My first-ever first-hand experience of Manolo Blahnik's shoes. Ridiculously high, ridiculously strappy and in red patent leather, I was all of 14 when I first stepped out in them and, it almost goes without saying, their true owner had no idea I was wearing them and would doubtless – and not entirely unreasonably – have totally freaked had she known.

Then there was a tiny black vintage angora cardigan encrusted with jewels that I wore here, there and everywhere. And oh how my poor mother sighed when she reached for it, on more than one occasion, only to find it was gone: stuffed at the bottom of my school bag. I then lost it.

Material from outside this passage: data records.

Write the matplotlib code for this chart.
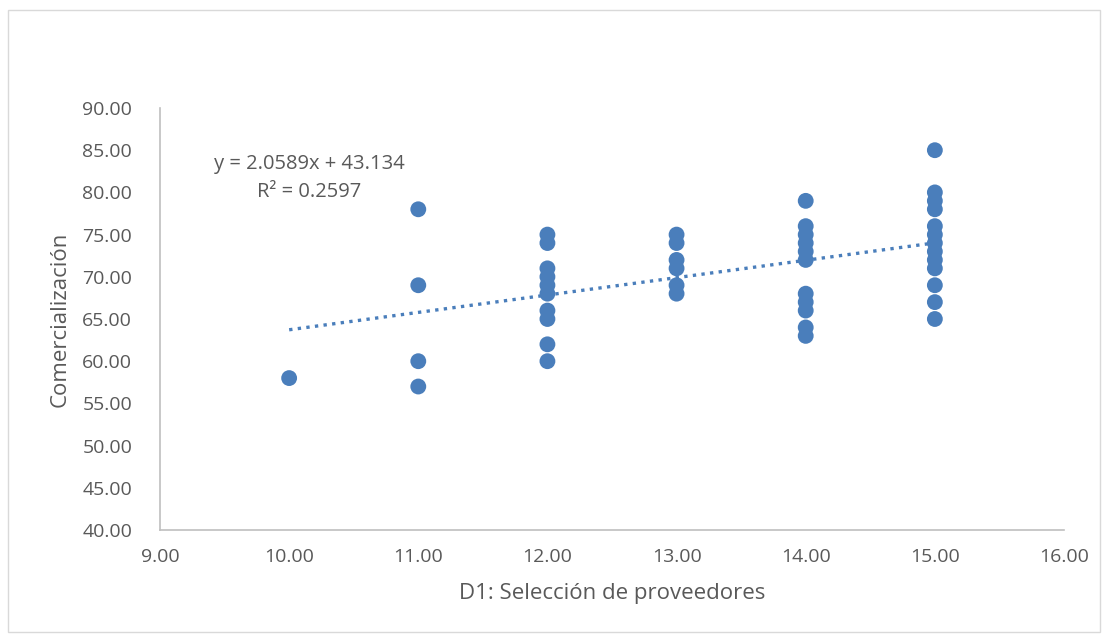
import matplotlib
matplotlib.use('Agg')
import matplotlib.pyplot as plt
from matplotlib.patches import Rectangle

# ---------------------------------------------------------------------------
# Data (x = D1 score, y = Comercialización)
# ---------------------------------------------------------------------------
x_10 = [10]
y_10 = [58]
x_11 = [11] * 4
y_11 = [78, 69, 60, 57]
x_12 = [12] * 10
y_12 = [75, 74, 71, 70, 69, 68, 66, 65, 62, 60]
x_13 = [13] * 6
y_13 = [75, 74, 72, 71, 69, 68]
x_14 = [14] * 11
y_14 = [79, 76, 75, 74, 73, 72, 68, 67, 66, 64, 63]
x_15 = [15] * 13
y_15 = [85, 80, 79, 78, 76, 75, 74, 73, 72, 71, 69, 67, 65]

x_all = x_10 + x_11 + x_12 + x_13 + x_14 + x_15
y_all = y_10 + y_11 + y_12 + y_13 + y_14 + y_15

# Trend line coefficients as printed on the chart
SLOPE = 2.0589
INTERCEPT = 43.134
R2 = 0.2597
trend_x = [10, 15]

x_ticks = [9, 10, 11, 12, 13, 14, 15, 16]
y_ticks = [40, 45, 50, 55, 60, 65, 70, 75, 80, 85, 90]

BLUE = '#4a7ebb'
GRAY = '#595959'

plt.rcParams['font.family'] = ['Open Sans', 'DejaVu Sans']

fig = plt.figure(figsize=(11.08, 6.4), dpi=100)
ax = fig.add_axes([160 / 1108, 1 - 530 / 640, (1064 - 160) / 1108, (530 - 108) / 640])

# outer chart border
fig.patches.append(Rectangle((8 / 1108, 8 / 640), 1092 / 1108, 622 / 640,
                             transform=fig.transFigure, fill=False,
                             edgecolor='#d9d9d9', linewidth=1.0))

ax.plot(trend_x, [SLOPE * v + INTERCEPT for v in trend_x],
        linestyle=(0, (1, 1.6)), color=BLUE, linewidth=2.4, zorder=2)
ax.scatter(x_all, y_all, s=130, color=BLUE, edgecolors='none', zorder=3)

# trendline label
ax.annotate(f'y = {SLOPE}x + {INTERCEPT}\nR² = {R2}', xy=(309 / 1108, 1 - 178 / 640),
            xycoords='figure fraction', ha='center', va='center',
            fontsize=14.5, color=GRAY, linespacing=1.5)

ax.set_xlim(9, 16)
ax.set_ylim(40, 90)
ax.set_xticks(x_ticks)
ax.set_yticks(y_ticks)
ax.set_xticklabels([f'{v:.2f}' for v in x_ticks])
ax.set_yticklabels([f'{v:.2f}' for v in y_ticks])
ax.tick_params(length=0, labelsize=14, labelcolor=GRAY)
ax.tick_params(axis='y', pad=20)
ax.tick_params(axis='x', pad=13)

for side in ('top', 'right'):
    ax.spines[side].set_visible(False)
for side in ('left', 'bottom'):
    ax.spines[side].set_color('#bfbfbf')
    ax.spines[side].set_linewidth(1.2)

ax.set_xlabel('D1: Selección de proveedores', fontsize=16, color=GRAY, labelpad=12)
ax.set_ylabel('Comercialización', fontsize=16, color=GRAY, labelpad=8)

fig.savefig('out.png', dpi=100)
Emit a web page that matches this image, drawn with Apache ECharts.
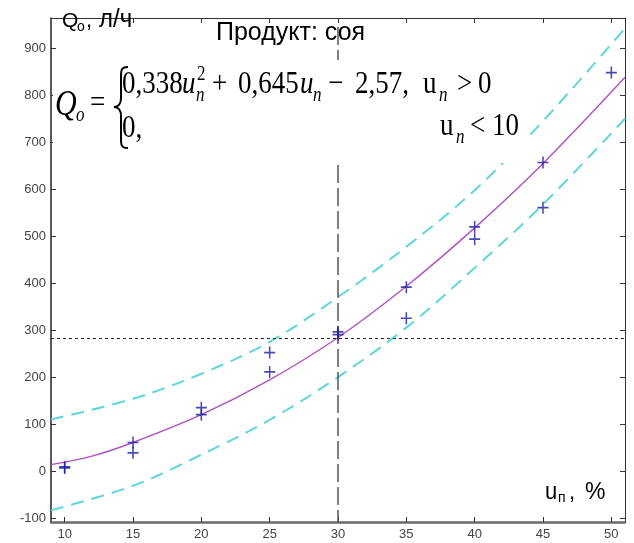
<!DOCTYPE html>
<html>
<head>
<meta charset="utf-8">
<script src="https://cdn.jsdelivr.net/npm/echarts@6/dist/echarts.min.js"></script>
<style>
  html, body { margin: 0; padding: 0; background: #fff; }
  #chart { width: 634px; height: 543px; }
</style>
</head>
<body>
<div id="chart"></div>
<script>
// data
var xTicks = [10, 15, 20, 25, 30, 35, 40, 45, 50];
var yTicks = [-100, 0, 100, 200, 300, 400, 500, 600, 700, 800, 900];

// experimental points (u, Q)
var ptU = [10, 10, 15, 15, 20, 20, 25, 25, 30, 30, 35, 35, 40, 40, 45, 45, 50];
var ptQ = [10, 8, 62, 40, 136, 121, 253, 212, 297, 291, 392, 326, 520, 494, 657, 561, 848];

// fitted curve
var fitU = [9, 12, 15, 20, 25, 30, 35, 40, 45, 51];
var fitQ = [15, 33, 62, 121, 195, 285, 394, 518, 655, 838];

// confidence band
var upU = [9, 15, 20, 25, 30, 35, 40, 45, 51];
var upQ = [111, 155, 208, 276, 371, 478, 598, 745, 942];
var loU = [9, 15, 20, 25, 30, 35, 40, 45, 51];
var loQ = [-82, -30, 36, 110, 201, 306, 433, 568, 750];

var refU = 30;
var refQ = 284;

function pairs(a, b) {
  var out = [];
  for (var i = 0; i < a.length; i++) out.push([a[i], b[i]]);
  return out;
}

var chart = echarts.init(document.getElementById('chart'));

// text placed by its baseline, sy stretches it vertically
function txt(x, base, s, size, family, italic, sy) {
  return {
    type: 'text', z: 100,
    x: x, y: base, scaleY: sy || 1,
    style: {
      x: 0, y: -0.35 * size,
      text: s,
      font: (italic ? 'italic ' : '') + size + 'px ' + family,
      fill: '#000',
      align: 'left', textAlign: 'left',
      verticalAlign: 'middle', textVerticalAlign: 'middle'
    }
  };
}
function bz(x1, y1, c1x, c1y, c2x, c2y, x2, y2) {
  return {
    type: 'bezierCurve', z: 100,
    shape: { x1: x1, y1: y1, cpx1: c1x, cpy1: c1y, cpx2: c2x, cpy2: c2y, x2: x2, y2: y2 },
    style: { stroke: '#000', lineWidth: 2, fill: null }
  };
}
function ln(x1, y1, x2, y2) {
  return {
    type: 'line', z: 100,
    shape: { x1: x1, y1: y1, x2: x2, y2: y2 },
    style: { stroke: '#000', lineWidth: 2 }
  };
}
var SANS = '"Liberation Sans", Arial, sans-serif';
var SERIF = '"Liberation Serif", "Times New Roman", serif';
var F = 27, FS = 17, SY = 1.18;

var graphics = [
  { type: 'rect', z: 90, shape: { x: 53, y: 60, width: 474, height: 103 }, style: { fill: '#fff' } },
  txt(62, 29, 'Q', 21, SANS),
  txt(77, 32, 'o', 14, SANS),
  txt(86, 29, ',', 22, SANS),
  txt(99, 29, 'л/ч', 24, SANS, false, 1.05),
  txt(216, 42, 'Продукт: соя', 25, SANS),
  txt(545, 501, 'u', 22, SANS, false, 1.1),
  txt(558, 503, 'п', 14, SANS),
  txt(569, 501, ',', 22, SANS),
  txt(585, 501, '%', 23, SANS),
  // formula
  txt(55, 118, 'Q', 30, SERIF, true, SY),
  txt(76, 123, 'o', FS, SERIF, true, SY),
  txt(90, 115, '=', F, SERIF, false, SY),
  bz(128, 67, 121, 67, 121, 70, 121, 78),
  ln(121, 78, 121, 98),
  bz(121, 98, 121, 104, 118, 107, 114, 107),
  bz(114, 107, 118, 107, 121, 110, 121, 116),
  ln(121, 116, 121, 138),
  bz(121, 138, 121, 145, 121, 148, 128, 148),
  txt(122, 96, '0,338', F, SERIF, false, SY),
  txt(182, 96, 'u', F, SERIF, true, SY),
  txt(197, 82, '2', FS, SERIF, false, SY),
  txt(196, 103, 'n', FS, SERIF, true, SY),
  txt(212, 96, '+', F, SERIF, false, SY),
  txt(238, 96, '0,645', F, SERIF, false, SY),
  txt(300, 96, 'u', F, SERIF, true, SY),
  txt(313, 103, 'n', FS, SERIF, true, SY),
  txt(328, 96, '\u2212', F, SERIF, false, SY),
  txt(355, 96, '2,57,', F, SERIF, false, SY),
  txt(423, 96, 'u', F, SERIF, false, SY),
  txt(439, 103, 'n', FS, SERIF, true, SY),
  txt(457, 96, '>', F, SERIF, false, SY),
  txt(478, 96, '0', F, SERIF, false, SY),
  txt(122, 140, '0,', F, SERIF, false, SY),
  txt(440, 138, 'u', F, SERIF, false, SY),
  txt(456, 145, 'n', FS, SERIF, true, SY),
  txt(470, 138, '<', F, SERIF, false, SY),
  txt(492, 138, '10', F, SERIF, false, SY)
];

var tickLbl = { color: '#444', fontSize: 13, fontFamily: SANS };

var option = {
  animation: false,
  backgroundColor: '#fff',
  grid: { left: 51, right: 9, top: 18, bottom: 21 },
  xAxis: [
    {
      type: 'value', min: 9, max: 51, position: 'bottom',
      axisLine: { onZero: false, lineStyle: { color: '#6a6a6a', width: 2.5 } },
      axisTick: { inside: true, length: 5, lineStyle: { color: '#333' }, customValues: xTicks },
      axisLabel: Object.assign({ margin: 6, customValues: xTicks }, tickLbl),
      splitLine: { show: false }
    },
    {
      type: 'value', min: 9, max: 51, position: 'top',
      axisLine: { onZero: false, lineStyle: { color: '#333', width: 1 } },
      axisTick: { inside: true, length: 5, lineStyle: { color: '#333' }, customValues: xTicks },
      axisLabel: { show: false },
      splitLine: { show: false }
    }
  ],
  yAxis: [
    {
      type: 'value', min: -107, max: 964, position: 'left',
      axisLine: { onZero: false, lineStyle: { color: '#222', width: 1.5 } },
      axisTick: { inside: true, length: 5, lineStyle: { color: '#333' }, customValues: yTicks },
      axisLabel: Object.assign({ margin: 5, customValues: yTicks }, tickLbl),
      splitLine: { show: false }
    },
    {
      type: 'value', min: -107, max: 964, position: 'right',
      axisLine: { onZero: false, lineStyle: { color: '#333', width: 1 } },
      axisTick: { inside: true, length: 5, lineStyle: { color: '#333' }, customValues: yTicks },
      axisLabel: { show: false },
      splitLine: { show: false }
    }
  ],
  series: [
    {
      type: 'line', name: 'upper', data: pairs(upU, upQ),
      smooth: 0.35, showSymbol: false, silent: true,
      lineStyle: { color: '#5fd6dc', width: 2, type: [13, 8] }, z: 3
    },
    {
      type: 'line', name: 'lower', data: pairs(loU, loQ),
      smooth: 0.35, showSymbol: false, silent: true,
      lineStyle: { color: '#5fd6dc', width: 2, type: [13, 8] }, z: 3
    },
    {
      type: 'line', name: 'fit', data: pairs(fitU, fitQ),
      smooth: 0.35, showSymbol: false, silent: true,
      lineStyle: { color: '#b34fc4', width: 1.4 }, z: 4,
      markLine: {
        silent: true, symbol: 'none', label: { show: false },
        data: [
          [{ coord: [9, refQ], lineStyle: { color: '#222', width: 1, type: [3, 3] } }, { coord: [51, refQ] }],
          [{ coord: [refU, 945], lineStyle: { color: '#555', width: 1.5, type: [18, 5] } }, { coord: [refU, -107] }]
        ]
      }
    },
    {
      type: 'scatter', name: 'points', data: pairs(ptU, ptQ),
      symbol: 'path://M4.3,0H5.7V10H4.3ZM0,4.3H10V5.7H0Z',
      symbolSize: [11, 12], silent: true,
      itemStyle: { color: '#1c1ca0' }, z: 5
    }
  ],
  graphic: graphics
};

chart.setOption(option);
</script>
</body>
</html>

My mother lent me a pink and green cracked mirror brooch in the shape of Saturn made for her by Andrew Logan – and winced but stoically endured the fact that it was stolen from the lapel of my jacket in a less than salubrious night spot only days afterwards. Later, I wore her ankle-length, oversized gabardine Yohji Yamamoto coat to lunch with the then editor of this paper. I still have it. And I got the job.

As I write, and some years later, I am wearing my mother's cashmere cardigan.

"Do you like it?" she said, when I first saw her wearing it. "Have it." I love it when she does that. My son says it smells like both of us and for that alone it is the most precious garment in the world.